Deman­dez à tel ou tel peintre si leurs tableaux sont auto­bio­gra­phiques ? For­cé­ment parce que même s’ils vous disent non et même s’ils n’ont pas sou­hai­té par­ler de leur vie dans leurs tableaux ou dans leurs poèmes ou dans leur musique, ils l’ont for­cé­ment fait avec une par­tie de leur conscience. C’est donc même plus qu’autobiographique, c’est de l’intimité à l’état brut !

Quel est le mot de la littérature que vous préférez le plus ? Et pourquoi ?

Le déses­poir. Parce que c’est le seul mot qui mérite d’être déve­lop­pé aujourd’hui.

C’est la situation actuelle que l’on vit ?

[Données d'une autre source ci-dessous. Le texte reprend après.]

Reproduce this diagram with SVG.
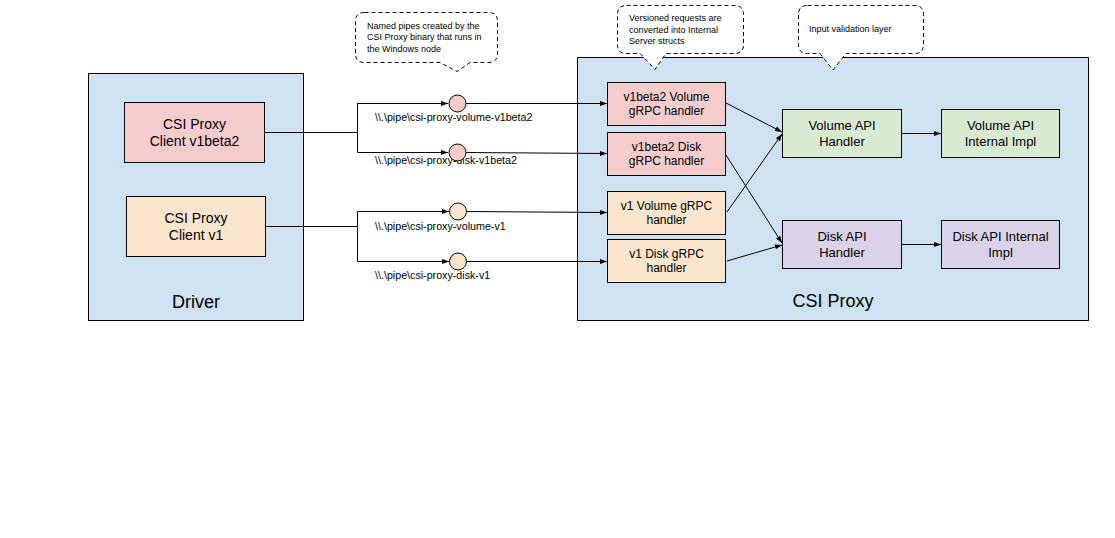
<svg xmlns="http://www.w3.org/2000/svg" width="1115" height="538" viewBox="0 0 1115 538">
<defs>
<marker id="ah" markerUnits="userSpaceOnUse" markerWidth="8" markerHeight="8" viewBox="0 0 8 8" refX="7.5" refY="4" orient="auto">
<path d="M0.5,1.5 L7.5,4 L0.5,6.5 Z" fill="#000"/>
</marker>
</defs>
<style>
text{font-family:"Liberation Sans",Arial,sans-serif;fill:#000;}
.cont{fill:#cfe2f3;stroke:#000;stroke-width:1;}
.pink{fill:#f4cccc;stroke:#000;stroke-width:1;}
.orng{fill:#fce5cd;stroke:#000;stroke-width:1;}
.grn{fill:#d9ead3;stroke:#000;stroke-width:1;}
.purp{fill:#d9d2e9;stroke:#000;stroke-width:1;}
.ln{fill:none;stroke:#000;stroke-width:1;}
.arr{fill:none;stroke:#000;stroke-width:1;marker-end:url(#ah);}
.call{fill:#fff;stroke:#000;stroke-width:1;stroke-dasharray:4 3;}
.t14{font-size:14px;text-anchor:middle;}
.t12{font-size:12px;text-anchor:middle;}
.t13{font-size:13px;text-anchor:middle;}
.t18{font-size:18px;text-anchor:middle;}
.pipe{font-size:10.7px;}
.c9{font-size:9px;}
</style>

<g id="driver">
<rect class="cont" x="88.5" y="73.5" width="215" height="247"/>
<text class="t18" x="196" y="308">Driver</text>
</g>
<g id="csi-proxy">
<rect class="cont" x="577.5" y="57.5" width="511" height="263"/>
<text class="t18" x="833" y="307">CSI Proxy</text>
</g>

<g id="connectors">
<polyline class="ln" points="264,132.5 357.5,132.5"/>
<polyline class="arr" points="357.5,103.5 357.5,152.5 448,152.5"/>
<polyline class="arr" points="357.5,132.5 357.5,103.5 448,103.5"/>
<polyline class="ln" points="265,226.5 357.5,226.5"/>
<polyline class="arr" points="357.5,226.5 357.5,211.5 449,211.5"/>
<polyline class="arr" points="357.5,226.5 357.5,261.5 449,261.5"/>
<line class="arr" x1="466" y1="103.5" x2="607" y2="103.5"/>
<line class="arr" x1="466" y1="152.5" x2="607" y2="153.5"/>
<line class="arr" x1="467" y1="211.5" x2="607" y2="212.5"/>
<line class="arr" x1="467" y1="261.5" x2="607" y2="261.5"/>
<line class="arr" x1="726" y1="103" x2="782" y2="132"/>
<line class="arr" x1="726" y1="155" x2="782" y2="243"/>
<line class="arr" x1="727" y1="212" x2="782" y2="134"/>
<line class="arr" x1="727" y1="261" x2="782" y2="245"/>
<line class="arr" x1="901" y1="133.5" x2="941" y2="133.5"/>
<line class="arr" x1="901" y1="244.5" x2="941" y2="244.5"/>
</g>

<g id="pipe-labels">
<text class="pipe" x="375" y="121">\\.\pipe\csi-proxy-volume-v1beta2</text>
<text class="pipe" x="375" y="164">\\.\pipe\csi-proxy-disk-v1beta2</text>
<text class="pipe" x="375" y="230">\\.\pipe\csi-proxy-volume-v1</text>
<text class="pipe" x="375" y="279">\\.\pipe\csi-proxy-disk-v1</text>
</g>

<g id="pipe-volume-v1beta2"><circle class="pink" cx="457.5" cy="103.5" r="8.5"/></g>
<g id="pipe-disk-v1beta2"><circle class="pink" cx="457.5" cy="152.5" r="8.5"/></g>
<g id="pipe-volume-v1"><circle class="orng" cx="458" cy="211.5" r="8.5"/></g>
<g id="pipe-disk-v1"><circle class="orng" cx="458" cy="261.5" r="8.5"/></g>

<g id="client-v1beta2">
<rect class="pink" x="124.5" y="102.5" width="140" height="60"/>
<text class="t14" x="194.5" y="129">CSI Proxy</text>
<text class="t14" x="194.5" y="146">Client v1beta2</text>
</g>
<g id="client-v1">
<rect class="orng" x="126.5" y="196.5" width="139" height="60"/>
<text class="t14" x="196" y="223">CSI Proxy</text>
<text class="t14" x="196" y="240">Client v1</text>
</g>

<g id="v1beta2-volume-handler">
<rect class="pink" x="607.5" y="82.5" width="118" height="43"/>
<text class="t12" x="666.5" y="100.5">v1beta2 Volume</text>
<text class="t12" x="666.5" y="115">gRPC handler</text>
</g>
<g id="v1beta2-disk-handler">
<rect class="pink" x="607.5" y="132.5" width="118" height="43"/>
<text class="t12" x="666.5" y="150.5">v1beta2 Disk</text>
<text class="t12" x="666.5" y="165">gRPC handler</text>
</g>
<g id="v1-volume-handler">
<rect class="orng" x="607.5" y="191.5" width="118" height="43"/>
<text class="t12" x="666.5" y="209.5">v1 Volume gRPC</text>
<text class="t12" x="666.5" y="224">handler</text>
</g>
<g id="v1-disk-handler">
<rect class="orng" x="607.5" y="239.5" width="118" height="43"/>
<text class="t12" x="666.5" y="257.5">v1 Disk gRPC</text>
<text class="t12" x="666.5" y="272">handler</text>
</g>

<g id="volume-api-handler">
<rect class="grn" x="782.5" y="109.5" width="119" height="48"/>
<text class="t13" x="842" y="129.5">Volume API</text>
<text class="t13" x="842" y="145.5">Handler</text>
</g>
<g id="volume-api-impl">
<rect class="grn" x="941.5" y="109.5" width="118" height="48"/>
<text class="t13" x="1000.5" y="129.5">Volume API</text>
<text class="t13" x="1000.5" y="145.5">Internal Impl</text>
</g>
<g id="disk-api-handler">
<rect class="purp" x="782.5" y="220.5" width="119" height="48"/>
<text class="t13" x="842" y="240.5">Disk API</text>
<text class="t13" x="842" y="256.5">Handler</text>
</g>
<g id="disk-api-impl">
<rect class="purp" x="941.5" y="220.5" width="118" height="48"/>
<text class="t13" x="1000.5" y="240.5">Disk API Internal</text>
<text class="t13" x="1000.5" y="256.5">Impl</text>
</g>

<g id="callout-pipes">
<path class="call" d="M364.5,12.5 H488.5 Q497.5,12.5 497.5,21.5 V53.5 Q497.5,62.5 488.5,62.5 H470 L457,71.5 L440,62.5 H364.5 Q355.5,62.5 355.5,53.5 V21.5 Q355.5,12.5 364.5,12.5 Z"/>
<text class="c9" x="367" y="28.5">Named pipes created by the</text>
<text class="c9" x="367" y="40">CSI Proxy binary that runs in</text>
<text class="c9" x="367" y="51.5">the Windows node</text>
</g>
<g id="callout-versioned">
<path class="call" d="M626.5,5.5 H734.5 Q743.5,5.5 743.5,14.5 V44.5 Q743.5,53.5 734.5,53.5 H666 L655,69.5 L640,53.5 H626.5 Q617.5,53.5 617.5,44.5 V14.5 Q617.5,5.5 626.5,5.5 Z"/>
<text class="c9" x="629" y="21">Versioned requests are</text>
<text class="c9" x="629" y="32.5">converted into Internal</text>
<text class="c9" x="629" y="44">Server structs</text>
</g>
<g id="callout-validation">
<path class="call" d="M807.5,5.5 H914.5 Q923.5,5.5 923.5,14.5 V44.5 Q923.5,53.5 914.5,53.5 H846 L833,70 L820,53.5 H807.5 Q798.5,53.5 798.5,44.5 V14.5 Q798.5,5.5 807.5,5.5 Z"/>
<text class="c9" x="809" y="32">Input validation layer</text>
</g>
</svg>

Non, je suis déses­pé­ré depuis que je suis né. Ce n’est pas la situa­tion actuelle, la situa­tion actuelle, les gens la méritent. Ils se conduisent comme des gou­jats et ils vont payer. La nature elle est comme cela.

C’est la situa­tion de l’humain face à l’univers. C’est le fait d’un manque d’intelligence, d’un manque de com­pré­hen­sion, de connais­sances. La majo­ri­té des gens s’en foutent com­plè­te­ment, ils ne pensent qu’à la bouffe et au cul, l’intelligence, ce n’est pas leur truc et cela se voit. Pour moi, c’est cela. C’est que l’on est tel­le­ment loin de la connais­sance que c’est déses­pé­rant de ne pas savoir ce que l’on fait ici. Donc, pour moi déses­poir c’est le mot fondamental.